What is an acceptable DC offset?

I did this preamp to have better control at low volume. Since my room is small and my neighbors are close, I don't need high volume, and this setup was the best that I found. Is there another solution to have excellent control for attenuation between -60dB and -30dB. Here I can switch to +/- 2dB with discrete switch.

Thanks

[spacemen12]

Hi,
I measured the offset for different values of R_shunt. The DC offset increases as R shunt increases. It does vary from 3-5mV at the speaker terminals. Hopefully it is normal.

How can I test the other symptoms?

Thanks

[pacificblue]

5 mV or less is an excellent value for a chipamp. Especially for a DC coupled one that is connected to an AC coupled source.

CMRR is far from ideal, so your setup will be more sensitive to disturbances that act on the connecting cable. Try to keep it as far away from external noise sources as possible to make up for it, e. g. don't run the audio cable next to power cables, transformers, SMPS, other electric or electronic gear, etc. In most cases a distance of 20-30 cm should keep you on the safe side. The noises mobile phones tend to induce, might be more annoying in your amplifier than usually in other devices.

Quote:

Originally quoted from http://www.sengpielaudio.com/calculator-bridging.htm
If the load impedance is 10 times or more the source impedance, this
is called a "bridging" impedance.
It results in maximum VOLTAGE transfer from the source to the load.

If the load impedance equals the source impedance, this is called
a "matching" impedance.
It results in maximum POWER transfer from the source to the load.

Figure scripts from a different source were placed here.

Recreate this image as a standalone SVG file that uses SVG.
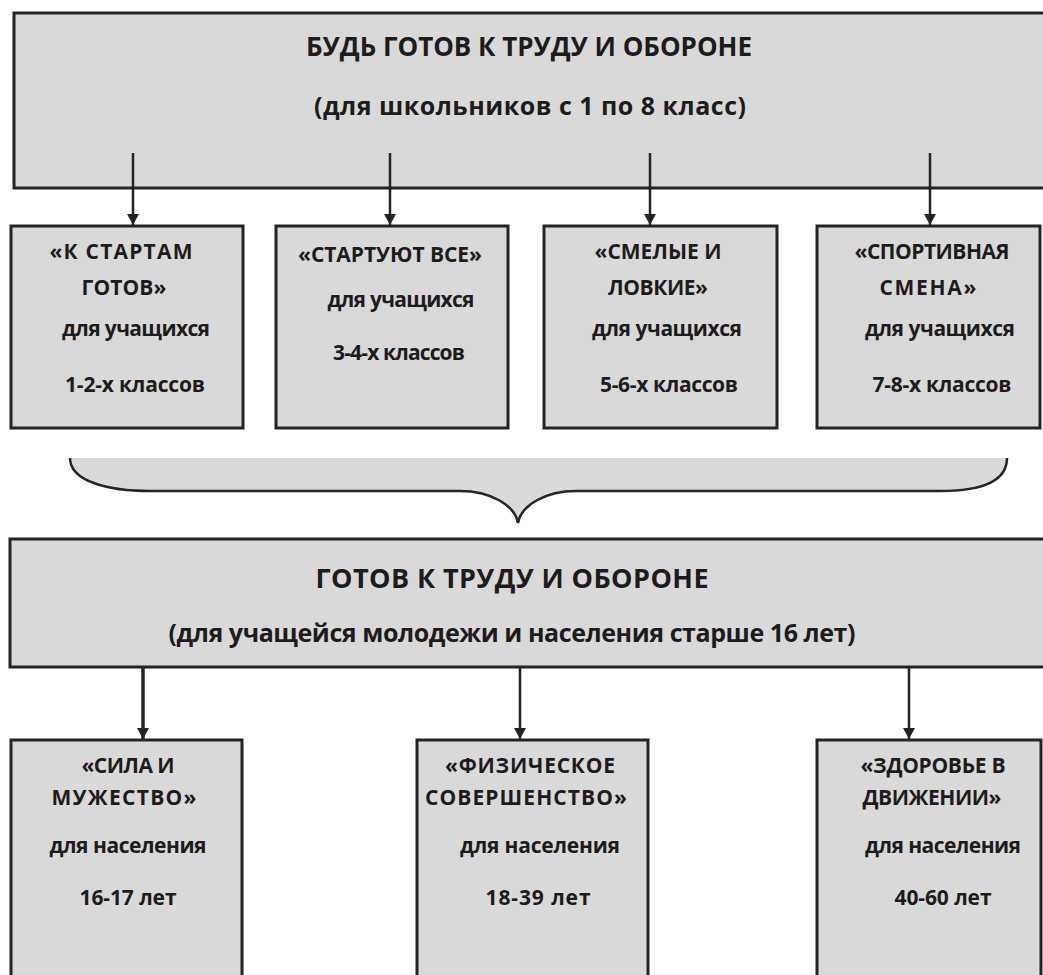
<svg xmlns="http://www.w3.org/2000/svg" width="1043" height="975" viewBox="0 0 1043 975">
<defs>
<marker id="ah" viewBox="0 0 11 12" refX="11" refY="6" markerWidth="11" markerHeight="12" markerUnits="userSpaceOnUse" orient="auto">
<path d="M0,0 L11,6 L0,12 Z" fill="#262324"/>
</marker>
<style>
.box{fill:#d9d9d9;stroke:#262324;stroke-width:3}
.t{font-family:"Open Sans","Liberation Sans",sans-serif;font-weight:700;font-size:21px;fill:#1e1b1c;text-anchor:middle}
.h{font-family:"Open Sans","Liberation Sans",sans-serif;font-weight:700;font-size:25px;fill:#1e1b1c;text-anchor:middle}
.c{stroke:#262324;stroke-width:2.5;fill:none}
</style>
</defs>
<rect width="1043" height="975" fill="#ffffff"/>

<g id="top">
<rect class="box" x="14" y="13" width="1040" height="175"/>
<text class="h" x="529" y="56" textLength="446" style="font-size:26px">БУДЬ ГОТОВ К ТРУДУ И ОБОРОНЕ</text>
<text class="h" x="530" y="115" textLength="432">(для школьников с 1 по 8 класс)</text>
</g>

<g id="n1">
<rect class="box" x="11" y="226" width="232" height="202"/>
<text class="t" x="121" y="259" textLength="143">«К СТАРТАМ</text>
<text class="t" x="124" y="295" textLength="85">ГОТОВ»</text>
<text class="t" x="136" y="336" textLength="148">для учащихся</text>
<text class="t" x="135" y="392" textLength="140">1-2-х классов</text>
</g>
<g id="n2">
<rect class="box" x="276" y="226" width="232" height="202"/>
<text class="t" x="390" y="262" textLength="184">«СТАРТУЮТ ВСЕ»</text>
<text class="t" x="401" y="307" textLength="147">для учащихся</text>
<text class="t" x="399" y="360" textLength="132">3-4-х классов</text>
</g>
<g id="n3">
<rect class="box" x="544" y="226" width="233" height="202"/>
<text class="t" x="658" y="259" textLength="127">«СМЕЛЫЕ И</text>
<text class="t" x="658" y="295" textLength="100">ЛОВКИЕ»</text>
<text class="t" x="667" y="336" textLength="150">для учащихся</text>
<text class="t" x="669" y="392" textLength="138">5-6-х классов</text>
</g>
<g id="n4">
<rect class="box" x="817" y="226" width="223" height="202"/>
<text class="t" x="932" y="259" textLength="155">«СПОРТИВНАЯ</text>
<text class="t" x="928" y="295" textLength="97">СМЕНА»</text>
<text class="t" x="940" y="336" textLength="150">для учащихся</text>
<text class="t" x="942" y="392" textLength="139">7-8-х классов</text>
</g>

<g id="brace">
<path d="M70,458 C70,482 110,491 150,491 L460,491 C490,491 515,505 518,523 C521,505 546,491 576,491 L940,491 C980,491 1007,482 1007,458 Z" fill="#d9d9d9" stroke="none"/>
<path d="M70,458 C70,482 110,491 150,491 L460,491 C490,491 515,505 518,523 C521,505 546,491 576,491 L940,491 C980,491 1007,482 1007,458" class="c"/>
</g>

<g id="mid">
<rect class="box" x="10" y="539" width="1045" height="128"/>
<text class="h" x="512" y="588" textLength="393" style="font-size:27px">ГОТОВ К ТРУДУ И ОБОРОНЕ</text>
<text class="h" x="512" y="642" textLength="687">(для учащейся молодежи и населения старше 16 лет)</text>
</g>

<g id="m1">
<rect class="box" x="11" y="740" width="231" height="250"/>
<text class="t" x="128" y="773" textLength="93">«СИЛА И</text>
<text class="t" x="124" y="805" textLength="145">МУЖЕСТВО»</text>
<text class="t" x="128" y="853" textLength="157">для населения</text>
<text class="t" x="128" y="905" textLength="97">16-17 лет</text>
</g>
<g id="m2">
<rect class="box" x="417" y="740" width="231" height="250"/>
<text class="t" x="530" y="773" textLength="170">«ФИЗИЧЕСКОЕ</text>
<text class="t" x="526" y="805" textLength="202">СОВЕРШЕНСТВО»</text>
<text class="t" x="540" y="853" textLength="160">для населения</text>
<text class="t" x="538" y="905" textLength="105">18-39 лет</text>
</g>
<g id="m3">
<rect class="box" x="817" y="740" width="224" height="250"/>
<text class="t" x="933" y="773" textLength="145">«ЗДОРОВЬЕ В</text>
<text class="t" x="932" y="805" textLength="139">ДВИЖЕНИИ»</text>
<text class="t" x="943" y="853" textLength="156">для населения</text>
<text class="t" x="943" y="905" textLength="97">40-60 лет</text>
</g>

<g id="connectors">
<line class="c" x1="133" y1="153" x2="133" y2="225" marker-end="url(#ah)"/>
<line class="c" x1="390" y1="153" x2="390" y2="225" marker-end="url(#ah)"/>
<line class="c" x1="650" y1="153" x2="650" y2="225" marker-end="url(#ah)"/>
<line class="c" x1="930" y1="153" x2="930" y2="225" marker-end="url(#ah)"/>
<line class="c" x1="143" y1="667" x2="143" y2="739" marker-end="url(#ah)" style="stroke-width:3.5"/>
<line class="c" x1="520" y1="667" x2="520" y2="739" marker-end="url(#ah)"/>
<line class="c" x1="909" y1="667" x2="909" y2="739" marker-end="url(#ah)"/>
</g>
</svg>
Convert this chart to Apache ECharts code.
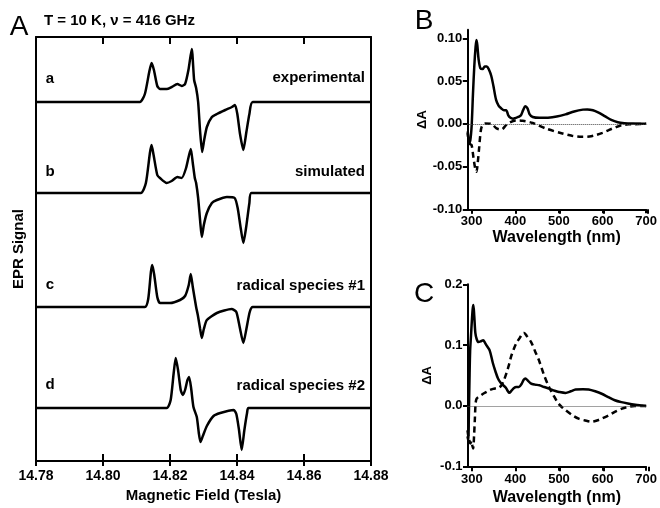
<!DOCTYPE html>
<html>
<head>
    <meta charset="utf-8">
    <title>EPR and difference spectra</title>
    <script src="https://cdn.jsdelivr.net/npm/echarts@6/dist/echarts.min.js"></script>
    <style>
        html, body { margin: 0; padding: 0; background: #fff; }
        #main { width: 660px; height: 508px; }
    </style>
</head>
<body>
<div id="main"></div>
<script>
    // ---- panel A: EPR traces, [field (T), signal (arb.)] ----
    var eprA = [[14.78,0],[14.811,0],[14.8125,8],[14.8138,30],[14.8145,39],[14.8152,32],[14.8162,16],[14.817,13],
        [14.819,13],[14.8205,15],[14.8222,18],[14.8235,16],[14.8245,18],[14.8255,32],[14.8265,53],[14.8272,22],
        [14.8278,14],[14.8284,0],[14.829,-30],[14.8296,-50],[14.8302,-38],[14.831,-25],[14.8325,-15],[14.834,-12],
        [14.8365,-8],[14.8385,-5],[14.8394,-3],[14.8401,-12],[14.8409,-32],[14.8419,-48],[14.8428,-30],
        [14.8437,-12],[14.8447,0],[14.88,0]];
    var eprB = [[14.78,0],[14.8113,0],[14.8128,10],[14.814,40],[14.8145,48],[14.8151,38],[14.8162,18],[14.817,15],
        [14.819,10],[14.8205,12],[14.8222,16],[14.8235,15],[14.8248,25],[14.8262,44],[14.8268,30],[14.8274,15],
        [14.8278,10],[14.8284,-5],[14.829,-28],[14.8295,-44],[14.8301,-32],[14.831,-20],[14.8325,-10],[14.834,-7],
        [14.837,-4],[14.8393,-5],[14.8402,-15],[14.8411,-35],[14.8419,-50],[14.8427,-35],[14.8437,-10],
        [14.8443,0],[14.88,0]];
    var eprC = [[14.78,0],[14.8125,0],[14.8135,8],[14.8143,35],[14.8147,42],[14.8153,32],[14.8162,10],[14.817,4],
        [14.82,4],[14.823,7],[14.8245,11],[14.8256,22],[14.8262,33],[14.8268,20],[14.8278,0],[14.8283,-8],
        [14.829,-22],[14.8295,-31],[14.8301,-22],[14.831,-13],[14.834,-6],[14.8384,-2],[14.8398,-5],
        [14.8408,-20],[14.8419,-36],[14.8428,-22],[14.8438,-5],[14.8447,0],[14.88,0]];
    var eprD = [[14.78,0],[14.819,0],[14.8202,8],[14.8211,35],[14.8217,50],[14.8224,38],[14.8232,18],[14.8238,13],
        [14.8245,18],[14.8252,28],[14.8257,31],[14.8263,20],[14.827,1],[14.828,-9],[14.8286,-25],[14.8291,-34],
        [14.8298,-28],[14.831,-18],[14.833,-8],[14.835,-5],[14.839,-2],[14.8398,-6],[14.8406,-22],[14.8414,-42],
        [14.8422,-22],[14.843,-5],[14.8434,0],[14.88,0]];

    // ---- panel B: [wavelength (nm), dA] ----
    var solidB = [[291,-0.009],[294,-0.023],[297,-0.019],[300,-0.002],[303,0.035],[306,0.067],[309,0.09],[311,0.098],
        [313,0.092],[316,0.075],[320,0.065],[325,0.064],[330,0.067],[335,0.067],[340,0.063],[345,0.056],[350,0.044],
        [356,0.028],[362,0.021],[368,0.018],[374,0.016],[379,0.016],[384,0.01],[389,0.007],[395,0.006],[401,0.007],
        [407,0.008],[413,0.01],[418,0.016],[423,0.0205],[428,0.018],[433,0.011],[440,0.008],[455,0.007],[475,0.0072],
        [495,0.0085],[515,0.011],[535,0.0145],[555,0.0166],[565,0.0168],[578,0.0158],[591,0.013],[605,0.009],
        [620,0.0045],[635,0.0018],[650,0.0008],[670,0.0003],[700,0]];
    var dashB = [[291,-0.011],[294,-0.022],[297,-0.024],[300,-0.025],[304,-0.039],[308,-0.052],[311,-0.056],
        [314,-0.045],[317,-0.029],[320,-0.012],[323,-0.0035],[330,0.0005],[345,0],[357,-0.0054],[368,-0.0066],
        [379,-0.0015],[387,0.0016],[402,0.004],[417,0.0035],[440,0.001],[470,-0.0055],[508,-0.0113],[530,-0.014],
        [553,-0.0152],[570,-0.0148],[584,-0.0133],[600,-0.0105],[614,-0.0074],[630,-0.004],[644,-0.0016],
        [660,-0.0006],[674,-0.0004],[700,0]];

    // ---- panel C: [wavelength (nm), dA] ----
    var solidC = [[290,-0.05],[292,-0.058],[293,-0.02],[294.5,0.04],[296,0.09],[298,0.115],[300,0.14],[302,0.16],
        [303.5,0.166],[305.5,0.148],[308,0.12],[311,0.11],[315,0.105],[320,0.106],[326,0.108],[330,0.104],
        [334,0.099],[341,0.091],[348,0.071],[354,0.057],[360,0.045],[366,0.038],[372,0.034],[378,0.03],[382,0.025],
        [386,0.0215],[391,0.025],[396,0.029],[402,0.031],[408,0.031],[414,0.036],[419,0.043],[423,0.045],
        [428,0.042],[435,0.037],[445,0.035],[455,0.034],[466,0.031],[477,0.0285],[490,0.025],[500,0.023],
        [515,0.0214],[527,0.024],[538,0.027],[555,0.0275],[568,0.027],[583,0.024],[598,0.02],[613,0.0145],
        [628,0.0093],[643,0.0062],[658,0.004],[675,0.002],[690,0.0008],[700,0]];
    var dashC = [[290,-0.04],[292,-0.05],[294,-0.056],[296.5,-0.062],[299,-0.058],[301,-0.065],[303,-0.07],
        [305,-0.05],[307,-0.02],[308.6,0.004],[311,0.012],[318,0.016],[326,0.02],[334,0.023],[341,0.026],
        [349,0.028],[356,0.029],[362,0.03],[368,0.034],[374,0.043],[379,0.053],[385,0.067],[390,0.081],[396,0.093],
        [402,0.103],[410,0.112],[416,0.119],[420,0.12],[426,0.115],[436,0.105],[445,0.09],[454,0.075],[465,0.052],
        [477,0.031],[487,0.018],[496,0.0066],[505,-0.001],[515,-0.007],[530,-0.015],[545,-0.021],[560,-0.024],
        [575,-0.026],[587,-0.024],[598,-0.021],[613,-0.016],[628,-0.0099],[643,-0.005],[658,-0.0016],[674,0],[700,0]];

    var fieldTicks = [14.78, 14.80, 14.82, 14.84, 14.86, 14.88];
    var wlTicks = [300, 400, 500, 600, 700];
    var ticksB = [-0.1, -0.05, 0, 0.05, 0.1];
    var ticksC = [-0.1, 0, 0.1, 0.2];

    var FONT = 'Liberation Sans';
    var baselines = [102, 193, 307, 408];   // y of each trace baseline in panel A
    var traces = [eprA, eprB, eprC, eprD];

    var chart = echarts.init(document.getElementById('main'));

    var grids = [{left: 36, top: 37, width: 335, height: 429}];
    var xAxes = [
        {
            gridIndex: 0, type: 'value', min: 14.78, max: 14.88, position: 'bottom',
            axisLine: {onZero: false, lineStyle: {color: '#000', width: 2}},
            axisTick: {show: true, inside: true, length: 7, lineStyle: {color: '#000', width: 2}, customValues: fieldTicks},
            axisLabel: {margin: 8, color: '#000', fontFamily: FONT, fontWeight: 'bold', fontSize: 14, customValues: fieldTicks,
                formatter: function (v) { return v.toFixed(2); }},
            splitLine: {show: false},
            name: 'Magnetic Field (Tesla)', nameLocation: 'middle', nameGap: 26,
            nameTextStyle: {color: '#000', fontFamily: FONT, fontWeight: 'bold', fontSize: 15}
        },
        {
            gridIndex: 0, type: 'value', min: 14.78, max: 14.88, position: 'top',
            axisLine: {onZero: false, lineStyle: {color: '#000', width: 2}},
            axisTick: {show: true, inside: true, length: 7, lineStyle: {color: '#000', width: 2}, customValues: fieldTicks},
            axisLabel: {show: false}, splitLine: {show: false}
        }
    ];
    var yAxes = [
        {
            gridIndex: 0, type: 'value', min: 0, max: 1, position: 'left',
            axisLine: {show: true, onZero: false, lineStyle: {color: '#000', width: 2}},
            axisTick: {show: false}, axisLabel: {show: false}, splitLine: {show: false},
            name: 'EPR Signal', nameLocation: 'middle', nameGap: 10,
            nameTextStyle: {color: '#000', fontFamily: FONT, fontWeight: 'bold', fontSize: 15}
        },
        {
            gridIndex: 0, type: 'value', min: 0, max: 1, position: 'right',
            axisLine: {show: true, onZero: false, lineStyle: {color: '#000', width: 2}},
            axisTick: {show: false}, axisLabel: {show: false}, splitLine: {show: false}
        }
    ];
    var series = [];

    // one hidden grid per EPR trace, 1 unit = 1 px
    traces.forEach(function (tr, i) {
        var gi = grids.length;
        grids.push({left: 36, top: baselines[i] - 60, width: 335, height: 120});
        xAxes.push({gridIndex: gi, type: 'value', min: 14.78, max: 14.88, show: false});
        yAxes.push({gridIndex: gi, type: 'value', min: -60, max: 60, show: false});
        series.push({
            type: 'line', xAxisIndex: xAxes.length - 1, yAxisIndex: yAxes.length - 1,
            data: tr, showSymbol: false, smooth: 0.2,
            lineStyle: {color: '#000', width: 2.5}
        });
    });

    // thin strips whose split lines act as tick marks
    var hiddenBits = {axisLine: {show: false}, axisTick: {show: false}, axisLabel: {show: false}};
    function tickStrip(box, horizontal, min, max, step) {
        var gi = grids.length;
        grids.push(box);
        var live = Object.assign({gridIndex: gi, type: 'value', min: min, max: max, interval: step,
            splitLine: {show: true, lineStyle: {color: '#000', width: 2, type: 'solid'}}}, hiddenBits);
        var dead = Object.assign({gridIndex: gi, type: 'value', min: 0, max: 1, splitLine: {show: false}}, hiddenBits);
        xAxes.push(horizontal ? live : dead);
        yAxes.push(horizontal ? dead : live);
    }
    tickStrip({left: 36, top: 37, width: 335, height: 7}, true, 14.78, 14.88, 0.02);
    tickStrip({left: 36, top: 459, width: 335, height: 7}, true, 14.78, 14.88, 0.02);

    function specAxes(gi, ymin, ymax, yticks, digits, titleGap) {
        xAxes.push({
            gridIndex: gi, type: 'value', min: 290, max: 700,
            axisLine: {onZero: false, lineStyle: {color: '#000', width: 2}},
            axisTick: {show: true, length: 4, lineStyle: {color: '#000', width: 2}, customValues: wlTicks},
            axisLabel: {margin: 6, color: '#000', fontFamily: FONT, fontWeight: 'bold', fontSize: 13, customValues: wlTicks},
            splitLine: {show: false},
            name: 'Wavelength (nm)', nameLocation: 'middle', nameGap: titleGap,
            nameTextStyle: {color: '#000', fontFamily: FONT, fontWeight: 'bold', fontSize: 16}
        });
        yAxes.push({
            gridIndex: gi, type: 'value', min: ymin, max: ymax,
            axisLine: {show: true, onZero: false, lineStyle: {color: '#000', width: 2}},
            axisTick: {show: true, length: 4, lineStyle: {color: '#000', width: 2}, customValues: yticks},
            axisLabel: {margin: 5, color: '#000', fontFamily: FONT, fontWeight: 'bold', fontSize: 13, customValues: yticks,
                formatter: function (v) { return v.toFixed(digits); }},
            splitLine: {show: false},
            name: 'ΔA', nameLocation: 'middle', nameGap: 34,
            nameTextStyle: {color: '#000', fontFamily: FONT, fontWeight: 'bold', fontSize: 13}
        });
    }

    function specSeries(solid, dash) {
        var xi = xAxes.length - 1, yi = yAxes.length - 1;
        series.push({
            type: 'line', xAxisIndex: xi, yAxisIndex: yi, data: dash, showSymbol: false, smooth: 0.3,
            lineStyle: {color: '#000', width: 2.5, type: [6, 4]},
            markLine: {
                silent: true, symbol: 'none', label: {show: false},
                lineStyle: {color: '#444', width: 1, type: 'dotted'},
                data: [{yAxis: 0}]
            }
        });
        series.push({
            type: 'line', xAxisIndex: xi, yAxisIndex: yi, data: solid, showSymbol: false, smooth: 0.3,
            lineStyle: {color: '#000', width: 2.5}
        });
    }

    // panel B
    grids.push({left: 467.3, top: 29.8, width: 180.7, height: 179.5});
    specAxes(grids.length - 1, -0.1, 0.11, ticksB, 2, 19);
    specSeries(solidB, dashB);
    tickStrip({left: 471.7, top: 209.3, width: 176.3, height: 4.5}, true, 300, 700, 100);
    tickStrip({left: 462.8, top: 38.3, width: 4.5, height: 171}, false, -0.1, 0.1, 0.05);

    // panel C
    grids.push({left: 467.5, top: 284.3, width: 180.8, height: 182.4});
    specAxes(grids.length - 1, -0.1, 0.2, ticksC, 1, 23);
    specSeries(solidC, dashC);
    tickStrip({left: 471.9, top: 466.7, width: 176.4, height: 4.5}, true, 300, 700, 100);
    tickStrip({left: 463, top: 284.3, width: 4.5, height: 182.4}, false, -0.1, 0.2, 0.1);

    function txt(s, x, y, size, weight, align) {
        return {
            type: 'text', x: x, y: y, silent: true,
            style: {text: s, fill: '#000', font: weight + ' ' + size + 'px "' + FONT + '"',
                textAlign: align, textVerticalAlign: 'middle'}
        };
    }

    var option = {
        animation: false,
        backgroundColor: '#fff',
        grid: grids,
        xAxis: xAxes,
        yAxis: yAxes,
        series: series,
        graphic: [
            txt('A', 19, 27, 28, 'normal', 'center'),
            txt('B', 424, 21, 28, 'normal', 'center'),
            txt('C', 424, 294, 28, 'normal', 'center'),
            txt('T = 10 K, ν = 416 GHz', 44, 21, 15, 'bold', 'left'),
            txt('a', 50, 79, 15, 'bold', 'center'),
            txt('b', 50, 172, 15, 'bold', 'center'),
            txt('c', 50, 285, 15, 'bold', 'center'),
            txt('d', 50, 385, 15, 'bold', 'center'),
            txt('experimental', 365, 78, 15, 'bold', 'right'),
            txt('simulated', 365, 172, 15, 'bold', 'right'),
            txt('radical species #1', 365, 286, 15, 'bold', 'right'),
            txt('radical species #2', 365, 386, 15, 'bold', 'right')
        ]
    };
    chart.setOption(option);
</script>
</body>
</html>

In the audio world we are happy with the maximum voltage transfer.
But we are often confronted with storytellers teaching us the myth of
power matching. Never believe that.

The worst case load impedance in your case is 47k||(10k+(10r||22k)) = ~8,25 kOhm. The source impedance is 83 Ohm. ~100:1 looks good for maximum voltage transfer.

As a rough estimate the corner frequency of the source's output filter should remain five times below the lowest audio frequency. Let us say you had fantastic speakers that were able to reproduce the lowest note of a big church organ at around 16 Hz at audible level. The filter should then have an f(-3) below 3,2 Hz. R = 1 / (2 * PI * f * C) requires R of greater than or equal to 497 Ohm. You seem to be on the safe side there as well.